Have a "Sweet" Chinese New Year

First of all, Happy Chinese New Year!  I wish everyone will have a great "dragon" year.

Chinese New Year Eve family dinner
from my friend's picture on facebook

My highschool's frined New Year Eve's dinner
with her in-laws

My friend's back home was having
some great food with her family on New Year Eve.
As many of you know that Chinese like to eat to celebrate major festivals.   Most of the dishes we made for the new year celebration symbolize good fortune and good health.  Chinese like playing with words and symbols.  Often homonyms (words that share the same pronunciation but have different meanings and characters) are used.  Names of dishes and/or their ingredients, which will be served sound similar to words and phrases referring to wishes expressed during the Chinese New Year, while other foods hold a symbolic meaning (source from One World - National Online). 

Different styles and prints of red pockets/red envelopes
(Picture from

"Full Box"
(Picture from

As a kid, Chinese New Year was fun because the parents usually have the first 3 days off (official paid holidays) and the family visit different relative's house during the first 2 days of the new year (in Chinese tradition, each family should prepare a full box of different goodies (we call this box "Full Box" meaning full in every aspect the upcoming year) to welcome their guests.  They could be candies, roasted seeds, sugar covered lotus seeds or lotus wheels, etc.) and on the top of eating, the kids or people who are single receive "red pocket/red envelope" from elders and/or married couples. 

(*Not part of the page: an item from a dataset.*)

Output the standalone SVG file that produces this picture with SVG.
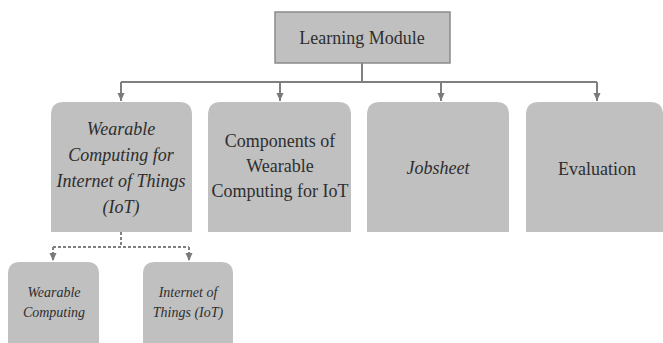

My grand mom got up very early (about 4-5am) the first day of the new year.  She got up early to prepare the dough for making sesame seed balls (Zeen Doy) and Chinese sweet empanadas (both usually filled with sesame paste or redbean paste).  My sister and I helped my grand mom to roll the dough and stuff the filling inside the sesame seed balls or the sweet empandas.  It's so fun to watch my grand mom putting the balls and the empanadas in a big hot wok to deep frying these goodies. 
Cantonese style nian gao
(Picture from Wikipedia)
 Another very common sweet item we eat during Chinese New Year is nian gao ("nian gao" is a homonym for "higher year." The Chinese word 粘 (nián), meaning "sticky", is identical in sound to 年, meaning "year", and the word 糕 (gāo), meaning "cake" is identical in sound to 高, meaning "high".).  Nian gao is prepared from glutinous rice.  Different regions in China have their own version of nian gao.  Since I was born and raised in Macau, and we got influenced by the southern portion of China, I am more familar with the version of nian gao served in Canton.  Below is the information I found from Wikipedia:
The Cantonese nian gao is usually sweetened with brown sugar. It is distinct with a dark yellow color. The paste is poured into a cake pan and steamed once more to settle mixture. The batter is steamed until it solidifies and served in thick slices. It may be eaten as is. The nian gao becomes stretchy and extremely sticky. It can also be served as a pudding flavored with rosewater or red bean paste.

Pan-fried nian gao
(Picture from Wikipedia)
The next stage is optional as it can be pan-fried afterwards,often with egg, to make (煎年糕, jyutping: zin1 nin4 gou1; pinyin: jiān nián gāo). When fried it is slightly crispy on the outside, and remains pasty on the inside. During Chinese New Year, it is cut into square pieces and served along with similar cake dim sum dishes like taro cake and water chestnut cake.